44. Amend Sec. 785.9 by adding a sentence after the third sentence
in paragraph (a) to read as follows:
Sec. 785.9 Statutory exemptions.
(a) * * * The use of an employer's vehicle for travel by an
employee and activities that are incidental to the use of such vehicle
for commuting are not considered ``principal'' activities when meeting
the following conditions: The use of the employer's vehicle for travel
is within the normal commuting area for the employer's business or
establishment and the use of the employer's vehicle is subject to an
agreement on the part of the employer and the employee or the
representative of such employee. * * *
45. Amend Sec. 785.34 by adding a sentence after the first
sentence to read as follows:
Sec. 785.34 Effect of section 4 of the Portal-to-Portal Act.
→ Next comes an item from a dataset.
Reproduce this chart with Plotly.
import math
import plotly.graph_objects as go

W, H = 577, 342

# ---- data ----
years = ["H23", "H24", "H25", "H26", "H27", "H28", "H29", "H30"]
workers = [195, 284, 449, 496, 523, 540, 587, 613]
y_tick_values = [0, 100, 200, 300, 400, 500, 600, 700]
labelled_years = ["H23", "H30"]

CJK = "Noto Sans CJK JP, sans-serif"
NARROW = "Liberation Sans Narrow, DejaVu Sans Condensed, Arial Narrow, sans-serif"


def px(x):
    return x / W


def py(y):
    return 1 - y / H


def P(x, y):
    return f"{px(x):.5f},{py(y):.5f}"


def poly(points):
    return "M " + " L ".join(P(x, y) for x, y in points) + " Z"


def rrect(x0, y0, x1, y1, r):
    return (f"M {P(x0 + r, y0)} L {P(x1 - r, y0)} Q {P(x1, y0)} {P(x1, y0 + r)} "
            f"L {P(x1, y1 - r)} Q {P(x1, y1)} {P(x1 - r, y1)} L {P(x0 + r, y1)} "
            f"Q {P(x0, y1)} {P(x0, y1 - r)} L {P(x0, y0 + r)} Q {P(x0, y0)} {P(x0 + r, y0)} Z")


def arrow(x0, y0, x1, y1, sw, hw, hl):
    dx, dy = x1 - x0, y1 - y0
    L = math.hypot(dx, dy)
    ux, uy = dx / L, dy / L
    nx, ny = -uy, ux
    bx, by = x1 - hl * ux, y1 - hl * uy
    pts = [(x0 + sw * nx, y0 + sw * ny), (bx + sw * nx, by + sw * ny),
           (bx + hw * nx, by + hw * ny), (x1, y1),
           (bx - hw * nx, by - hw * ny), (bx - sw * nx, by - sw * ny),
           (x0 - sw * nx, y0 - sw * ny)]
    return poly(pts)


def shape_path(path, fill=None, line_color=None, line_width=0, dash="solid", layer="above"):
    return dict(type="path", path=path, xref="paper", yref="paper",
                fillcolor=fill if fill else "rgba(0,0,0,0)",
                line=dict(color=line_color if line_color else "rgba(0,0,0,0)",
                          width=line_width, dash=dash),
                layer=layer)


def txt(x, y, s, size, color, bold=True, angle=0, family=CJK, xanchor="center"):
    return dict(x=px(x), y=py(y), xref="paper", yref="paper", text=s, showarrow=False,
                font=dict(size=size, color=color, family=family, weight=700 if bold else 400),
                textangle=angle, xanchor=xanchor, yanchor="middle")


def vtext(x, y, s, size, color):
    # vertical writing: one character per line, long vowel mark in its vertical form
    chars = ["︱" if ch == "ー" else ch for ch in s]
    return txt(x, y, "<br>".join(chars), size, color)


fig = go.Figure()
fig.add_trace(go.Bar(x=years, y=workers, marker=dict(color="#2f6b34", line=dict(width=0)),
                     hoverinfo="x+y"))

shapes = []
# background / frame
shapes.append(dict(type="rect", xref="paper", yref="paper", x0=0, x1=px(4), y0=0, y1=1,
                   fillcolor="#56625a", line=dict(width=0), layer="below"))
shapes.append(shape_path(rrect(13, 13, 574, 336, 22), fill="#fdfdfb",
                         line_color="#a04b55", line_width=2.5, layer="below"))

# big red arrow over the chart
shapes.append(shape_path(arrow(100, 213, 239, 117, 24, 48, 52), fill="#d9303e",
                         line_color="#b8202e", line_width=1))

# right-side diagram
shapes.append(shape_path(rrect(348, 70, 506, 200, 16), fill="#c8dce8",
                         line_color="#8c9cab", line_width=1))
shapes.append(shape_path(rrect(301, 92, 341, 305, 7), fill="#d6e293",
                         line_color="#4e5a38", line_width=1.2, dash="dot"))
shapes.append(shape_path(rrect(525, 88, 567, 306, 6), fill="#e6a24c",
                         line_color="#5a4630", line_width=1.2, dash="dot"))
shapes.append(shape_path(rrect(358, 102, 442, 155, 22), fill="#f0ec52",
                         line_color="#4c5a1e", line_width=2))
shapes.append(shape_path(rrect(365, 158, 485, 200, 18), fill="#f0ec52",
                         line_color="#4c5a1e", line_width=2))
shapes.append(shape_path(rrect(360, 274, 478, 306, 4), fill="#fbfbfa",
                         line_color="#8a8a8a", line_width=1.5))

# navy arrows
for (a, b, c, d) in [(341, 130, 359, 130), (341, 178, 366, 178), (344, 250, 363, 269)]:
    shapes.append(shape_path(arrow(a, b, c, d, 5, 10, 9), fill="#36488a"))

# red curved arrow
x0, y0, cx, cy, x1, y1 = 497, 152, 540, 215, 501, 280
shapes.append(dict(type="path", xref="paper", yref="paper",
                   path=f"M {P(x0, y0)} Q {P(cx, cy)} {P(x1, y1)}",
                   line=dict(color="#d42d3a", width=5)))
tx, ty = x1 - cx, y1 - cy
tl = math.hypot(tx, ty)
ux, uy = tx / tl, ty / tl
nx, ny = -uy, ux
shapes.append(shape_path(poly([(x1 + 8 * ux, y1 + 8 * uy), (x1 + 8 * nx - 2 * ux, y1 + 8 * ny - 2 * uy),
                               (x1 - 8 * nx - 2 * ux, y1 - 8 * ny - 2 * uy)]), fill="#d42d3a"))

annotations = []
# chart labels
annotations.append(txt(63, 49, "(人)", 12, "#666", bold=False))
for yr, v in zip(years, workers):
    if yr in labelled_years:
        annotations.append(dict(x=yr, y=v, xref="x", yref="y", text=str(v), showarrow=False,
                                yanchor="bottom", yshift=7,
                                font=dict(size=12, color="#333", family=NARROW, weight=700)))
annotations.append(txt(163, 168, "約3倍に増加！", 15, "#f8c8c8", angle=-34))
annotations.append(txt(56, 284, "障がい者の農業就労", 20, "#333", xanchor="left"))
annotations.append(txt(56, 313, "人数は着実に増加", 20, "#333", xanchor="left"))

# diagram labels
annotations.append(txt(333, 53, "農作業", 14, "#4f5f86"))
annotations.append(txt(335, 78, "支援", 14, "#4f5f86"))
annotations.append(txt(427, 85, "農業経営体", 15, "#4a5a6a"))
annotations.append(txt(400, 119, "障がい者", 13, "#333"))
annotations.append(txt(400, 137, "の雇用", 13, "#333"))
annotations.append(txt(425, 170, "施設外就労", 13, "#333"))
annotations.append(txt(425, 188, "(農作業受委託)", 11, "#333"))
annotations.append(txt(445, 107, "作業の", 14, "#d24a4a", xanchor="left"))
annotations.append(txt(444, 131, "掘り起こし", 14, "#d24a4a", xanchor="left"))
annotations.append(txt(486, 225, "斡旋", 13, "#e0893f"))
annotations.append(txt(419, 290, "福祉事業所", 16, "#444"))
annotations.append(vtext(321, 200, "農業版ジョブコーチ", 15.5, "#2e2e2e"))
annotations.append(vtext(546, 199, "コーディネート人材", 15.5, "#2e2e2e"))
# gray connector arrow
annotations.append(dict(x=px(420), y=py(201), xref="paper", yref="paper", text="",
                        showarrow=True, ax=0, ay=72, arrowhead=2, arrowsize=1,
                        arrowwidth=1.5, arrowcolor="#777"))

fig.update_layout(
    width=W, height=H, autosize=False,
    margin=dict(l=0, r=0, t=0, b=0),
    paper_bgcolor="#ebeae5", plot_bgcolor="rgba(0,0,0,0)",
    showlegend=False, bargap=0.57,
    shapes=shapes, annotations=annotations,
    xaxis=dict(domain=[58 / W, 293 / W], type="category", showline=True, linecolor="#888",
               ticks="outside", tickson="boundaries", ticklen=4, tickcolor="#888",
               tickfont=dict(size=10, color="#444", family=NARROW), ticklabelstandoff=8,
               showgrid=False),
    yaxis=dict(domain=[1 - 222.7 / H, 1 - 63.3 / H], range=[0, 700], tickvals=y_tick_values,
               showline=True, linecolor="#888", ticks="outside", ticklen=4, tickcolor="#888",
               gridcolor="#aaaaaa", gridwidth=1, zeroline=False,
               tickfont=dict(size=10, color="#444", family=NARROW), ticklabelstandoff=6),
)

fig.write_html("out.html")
* * * Section 4(a) further provides that the use of an employer's
vehicle for travel by an employee and activities that are incidental to
the use of such vehicle for commuting are not considered principal
activities when the use of such vehicle is within the normal commuting
area for the employer's business or establishment and is subject to an
agreement on the part of the employer and the employee or the
representative of such employee. * * *
46. Amend Sec. 785.50 by adding a sentence at the end of paragraph
(a)(2) to read as follows:
Sec. 785.50 Section 4 of the Portal-to-Portal Act.
* * * * *
(a) * * *
(2) * * * For purposes of this subsection, the use of an employer's
vehicle for travel by an employee and activities performed by an
employee which are incidental to the use of such vehicle for commuting
shall not be considered part of the employee's principal activities if
the use of such vehicle for travel is within the normal commuting area
for the employer's business or establishment and the use of the
employer's vehicle is subject to an agreement on the part of the
employer and the employee or representative of such employee.
* * * * *
PART 786--MISCELLANEOUS EXEMPTIONS AND EXCLUSIONS FROM COVERAGE
47. The authority citation for part 786 continues to read as
follows:
Authority: 52 Stat. 1060, as amended; 29 U.S.C. 201-219.
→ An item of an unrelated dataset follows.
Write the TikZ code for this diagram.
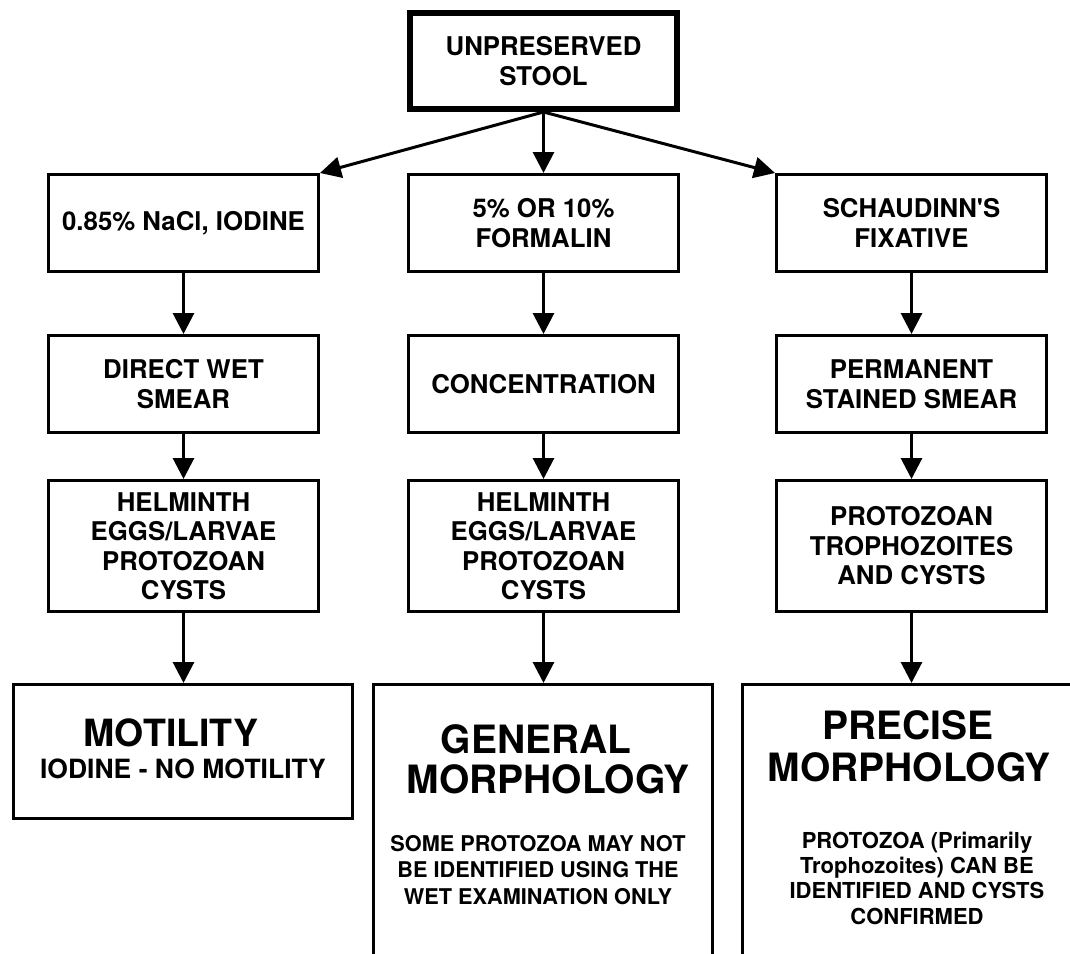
\documentclass[tikz,border=0pt]{standalone}
\usepackage{fontspec}
\setmainfont{TeX Gyre Heros}
\newfontfamily\plainhelv{TeX Gyre Heros}
\usetikzlibrary{arrows.meta}
\tikzset{
  box/.style={draw, line width=1.5pt, inner sep=0pt, minimum width=135pt, align=center,
    font=\bfseries\fontsize{12.9}{14.75}\selectfont},
  topbox/.style={box, line width=3pt, minimum width=133.5pt, minimum height=48pt},
  rowA/.style={box, minimum height=48.5pt},
  rowC/.style={box, minimum height=65.5pt},
  bigbox/.style={draw, line width=1.5pt, inner sep=0pt, minimum width=169.5pt},
  arr/.style={line width=1.5pt, -{Triangle[length=10.5pt,width=10.5pt]}},
  bigtxt/.style={inner sep=0pt, font=\bfseries\fontsize{19.5}{20}\selectfont},
  midtxt/.style={inner sep=0pt, font=\bfseries\fontsize{13.25}{15}\selectfont},
  smalltxt/.style={inner sep=0pt, align=center, font=\bfseries\fontsize{10.85}{13.25}\selectfont},
}
\begin{document}
\begin{tikzpicture}[x=0.5pt,y=-0.5pt]
\useasboundingbox (0,0) rectangle (1070,953);
\clip (0,0) rectangle (1070,953);
% top
\node[topbox] (t0) at (543.5,61) {UNPRESERVED\\STOOL};
% row 1
\node[rowA] (l1) at (183.5,223) {0.85\% NaCl, IODINE};
\node[rowA] (m1) at (543.5,223) {5\% OR 10\%\\FORMALIN};
\node[rowA] (r1) at (911.5,223) {{\plainhelv\bfseries SCHAUDINN'S}\\FIXATIVE};
% row 2
\node[rowA] (l2) at (183.5,384) {DIRECT WET\\SMEAR};
\node[rowA] (m2) at (543.5,384) {CONCENTRATION};
\node[rowA] (r2) at (911.5,384) {PERMANENT\\STAINED SMEAR};
% row 3
\node[rowC] (l3) at (183.5,546) {HELMINTH\\EGGS/LARVAE\\PROTOZOAN\\CYSTS};
\node[rowC] (m3) at (543.5,546) {HELMINTH\\EGGS/LARVAE\\PROTOZOAN\\CYSTS};
\node[rowC] (r3) at (911.5,546) {PROTOZOAN\\TROPHOZOITES\\AND CYSTS};
% bottom boxes
\node[bigbox, minimum height=67pt] (mot) at (183,751.5) {};
\node[bigbox, minimum height=160pt] (gen) at (543,844.5) {};
\node[bigbox, minimum width=180pt, minimum height=160pt] (prec) at (922.5,844.5) {};
% bottom texts
\node[inner sep=0pt, font=\bfseries\fontsize{18.75}{20}\selectfont] (motA) at (171,733) {MOTILITY};
\node[midtxt] (motB) at (183,768.5) {IODINE - NO MOTILITY};
\node[bigtxt] (genA) at (536,739) {GENERAL};
\node[bigtxt] (genB) at (548,779.5) {MORPHOLOGY};
\node[smalltxt] (genC) at (538,870) {SOME PROTOZOA MAY NOT\\BE IDENTIFIED USING THE\\WET EXAMINATION ONLY};
\node[bigtxt] (precA) at (908,725) {PRECISE};
\node[bigtxt] (precB) at (909,767) {MORPHOLOGY};
\node[smalltxt, font=\bfseries\fontsize{11}{12.65}\selectfont] (precC) at (917,878) {PROTOZOA (Primarily\\Trophozoites) CAN BE\\IDENTIFIED AND CYSTS\\CONFIRMED};
% connectors
\draw[arr] (t0.south) -- (l1.north east);
\draw[arr] (t0.south) -- (m1.north);
\draw[arr] (t0.south) -- (r1.north west);
\draw[arr] (l1.south) -- (l2.north);
\draw[arr] (m1.south) -- (m2.north);
\draw[arr] (r1.south) -- (r2.north);
\draw[arr] (l2.south) -- (l3.north);
\draw[arr] (m2.south) -- (m3.north);
\draw[arr] (r2.south) -- (r3.north);
\draw[arr] (l3.south) -- (l3.south |- mot.north);
\draw[arr] (m3.south) -- (m3.south |- gen.north);
\draw[arr] (r3.south) -- (r3.south |- prec.north);
\end{tikzpicture}
\end{document}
48. Revise the heading of part 786 to read as set forth above.
49. Add subpart G consisting of Sec. 786.300 to read as follows:
Subpart G--Youth Opportunity Wage
Sec. 786.300 Application of the youth opportunity wage.
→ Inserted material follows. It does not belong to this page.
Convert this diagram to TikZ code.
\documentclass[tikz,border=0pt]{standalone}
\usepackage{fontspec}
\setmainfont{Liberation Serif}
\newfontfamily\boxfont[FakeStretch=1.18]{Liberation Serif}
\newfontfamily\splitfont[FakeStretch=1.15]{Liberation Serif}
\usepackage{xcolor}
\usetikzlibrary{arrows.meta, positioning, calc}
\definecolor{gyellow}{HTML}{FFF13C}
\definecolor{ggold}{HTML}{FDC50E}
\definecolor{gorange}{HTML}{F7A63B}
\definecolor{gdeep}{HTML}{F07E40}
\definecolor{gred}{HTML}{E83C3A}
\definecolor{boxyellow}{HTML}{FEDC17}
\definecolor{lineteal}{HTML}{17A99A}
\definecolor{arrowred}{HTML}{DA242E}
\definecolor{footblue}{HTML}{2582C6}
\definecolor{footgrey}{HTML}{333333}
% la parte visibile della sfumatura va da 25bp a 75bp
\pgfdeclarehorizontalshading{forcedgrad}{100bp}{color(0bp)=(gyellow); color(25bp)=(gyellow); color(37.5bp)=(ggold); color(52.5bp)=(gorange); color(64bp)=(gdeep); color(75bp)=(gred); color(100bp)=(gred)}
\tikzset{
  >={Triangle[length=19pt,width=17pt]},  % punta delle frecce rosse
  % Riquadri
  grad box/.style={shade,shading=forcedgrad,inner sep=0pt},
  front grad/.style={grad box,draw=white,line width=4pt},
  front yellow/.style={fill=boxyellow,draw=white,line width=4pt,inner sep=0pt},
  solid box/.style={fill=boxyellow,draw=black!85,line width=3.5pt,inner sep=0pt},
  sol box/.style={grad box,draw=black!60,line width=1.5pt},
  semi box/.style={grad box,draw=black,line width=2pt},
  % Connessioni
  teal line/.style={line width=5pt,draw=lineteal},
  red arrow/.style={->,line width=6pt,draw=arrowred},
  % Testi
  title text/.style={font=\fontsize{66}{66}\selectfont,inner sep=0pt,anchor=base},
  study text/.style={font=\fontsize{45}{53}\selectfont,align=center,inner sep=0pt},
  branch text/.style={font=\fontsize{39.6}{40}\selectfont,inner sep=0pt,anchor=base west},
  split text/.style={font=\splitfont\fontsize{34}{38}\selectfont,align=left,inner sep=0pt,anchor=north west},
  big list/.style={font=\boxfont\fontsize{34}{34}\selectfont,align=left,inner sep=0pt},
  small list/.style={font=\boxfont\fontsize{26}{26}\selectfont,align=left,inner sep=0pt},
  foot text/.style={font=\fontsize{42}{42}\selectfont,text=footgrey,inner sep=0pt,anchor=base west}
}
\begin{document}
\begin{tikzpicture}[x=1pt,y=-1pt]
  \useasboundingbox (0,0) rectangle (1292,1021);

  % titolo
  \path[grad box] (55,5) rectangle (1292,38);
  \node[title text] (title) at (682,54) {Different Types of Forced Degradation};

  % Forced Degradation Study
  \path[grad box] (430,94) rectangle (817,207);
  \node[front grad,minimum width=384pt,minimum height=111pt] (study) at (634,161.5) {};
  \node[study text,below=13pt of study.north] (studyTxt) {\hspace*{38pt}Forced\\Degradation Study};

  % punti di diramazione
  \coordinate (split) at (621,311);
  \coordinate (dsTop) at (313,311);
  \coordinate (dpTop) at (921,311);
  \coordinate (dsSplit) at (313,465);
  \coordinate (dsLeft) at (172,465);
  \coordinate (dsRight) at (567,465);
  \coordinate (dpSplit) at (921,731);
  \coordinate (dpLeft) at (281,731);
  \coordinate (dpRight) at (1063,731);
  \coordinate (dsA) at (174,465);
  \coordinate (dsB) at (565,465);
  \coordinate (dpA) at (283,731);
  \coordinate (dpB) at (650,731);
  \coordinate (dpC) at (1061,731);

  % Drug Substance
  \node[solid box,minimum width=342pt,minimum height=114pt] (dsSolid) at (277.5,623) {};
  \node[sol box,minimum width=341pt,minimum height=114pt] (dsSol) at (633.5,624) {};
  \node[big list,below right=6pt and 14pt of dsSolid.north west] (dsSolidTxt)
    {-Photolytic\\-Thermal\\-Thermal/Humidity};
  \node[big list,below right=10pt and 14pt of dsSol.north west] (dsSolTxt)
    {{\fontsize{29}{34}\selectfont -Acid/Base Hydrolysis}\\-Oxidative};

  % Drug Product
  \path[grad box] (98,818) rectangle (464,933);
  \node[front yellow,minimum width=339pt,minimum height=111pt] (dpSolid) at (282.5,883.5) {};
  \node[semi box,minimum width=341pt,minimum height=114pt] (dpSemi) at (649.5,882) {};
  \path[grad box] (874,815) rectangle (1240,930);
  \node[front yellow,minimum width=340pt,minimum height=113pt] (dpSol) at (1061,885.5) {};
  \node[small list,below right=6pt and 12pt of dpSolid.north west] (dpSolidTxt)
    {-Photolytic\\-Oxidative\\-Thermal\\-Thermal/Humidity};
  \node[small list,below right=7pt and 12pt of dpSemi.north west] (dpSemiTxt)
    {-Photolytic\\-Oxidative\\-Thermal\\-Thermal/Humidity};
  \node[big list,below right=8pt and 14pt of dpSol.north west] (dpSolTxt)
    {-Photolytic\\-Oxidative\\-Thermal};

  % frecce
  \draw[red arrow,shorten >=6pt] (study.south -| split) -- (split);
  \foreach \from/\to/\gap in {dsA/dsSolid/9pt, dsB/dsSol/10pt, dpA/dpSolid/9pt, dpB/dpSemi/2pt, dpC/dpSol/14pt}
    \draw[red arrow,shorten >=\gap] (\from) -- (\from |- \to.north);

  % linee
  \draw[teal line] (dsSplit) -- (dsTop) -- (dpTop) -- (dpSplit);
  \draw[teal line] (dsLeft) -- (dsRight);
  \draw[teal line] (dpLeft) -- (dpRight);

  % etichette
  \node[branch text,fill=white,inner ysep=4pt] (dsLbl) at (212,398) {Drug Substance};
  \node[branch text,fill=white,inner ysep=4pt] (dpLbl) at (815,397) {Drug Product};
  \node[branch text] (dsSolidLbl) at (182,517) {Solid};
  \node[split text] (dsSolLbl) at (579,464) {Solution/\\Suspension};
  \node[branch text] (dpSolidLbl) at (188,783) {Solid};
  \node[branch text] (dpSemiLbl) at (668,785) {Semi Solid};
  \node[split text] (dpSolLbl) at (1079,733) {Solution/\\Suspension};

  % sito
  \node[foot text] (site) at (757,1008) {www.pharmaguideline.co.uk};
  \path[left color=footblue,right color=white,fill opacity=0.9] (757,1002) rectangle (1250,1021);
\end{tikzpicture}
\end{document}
Section 6(g) of the Fair Labor Standards Act allows any employer to
pay any employee who has not attained the age of 20 years a wage of not
less than $4.25 an hour during the first 90 consecutive calendar days
after such employee is initially employed by such employer. For the
purposes of hiring workers at this wage, no employer may take any
action to displace employees, including partial displacements such as
reducing hours, wages, or employment benefits. Any employer that
violates these provisions is considered to have violated section
15(a)(3) of the Act.
50. Add subpart H consisting of Sec. 786.350 to read as follows:
Subpart H--Volunteers at Private Non-Profit Food Banks
Sec. 786.350 Exclusion from definition of ``employee'' of volunteers
at private non-profit food banks.
Section 3(e)(5) of the Fair Labor Standards Act excludes from the
definition of the term ``employee'' individuals who volunteer their
services solely for humanitarian purposes at private non-profit food
banks and who receive groceries from the food banks.
[[Page 43673]]
PART 790--GENERAL STATEMENT AS TO THE EFFECT OF THE PORTAL-TO-
PORTAL ACT OF 1947 ON THE FAIR LABOR STANDARDS ACT OF 1938
51. The authority citation for part 790 is revised to read as
follows:
Authority: 52 Stat. 1060, as amended; 100 Stat. 1755; 29 U.S.C.
201-219; 29 U.S.C. 254.
52. Amend Sec. 790.3 by adding a sentence at the end of paragraph
(a)(2) to read as follows:
Sec. 790.3 Provisions of the statute.
* * * * *
(a) * * *
(2) * * * For purposes of this subsection, the use of an employer's
vehicle for travel by an employee and activities performed by an
employee which are incidental to the use of such vehicle for commuting
shall not be considered part of the employee's principal activities if
the use of such vehicle for travel is within the normal commuting area
for the employer's business or establishment and the use of the
employer's vehicle is subject to an agreement on the part of the
employer and the employee or representative of such employee.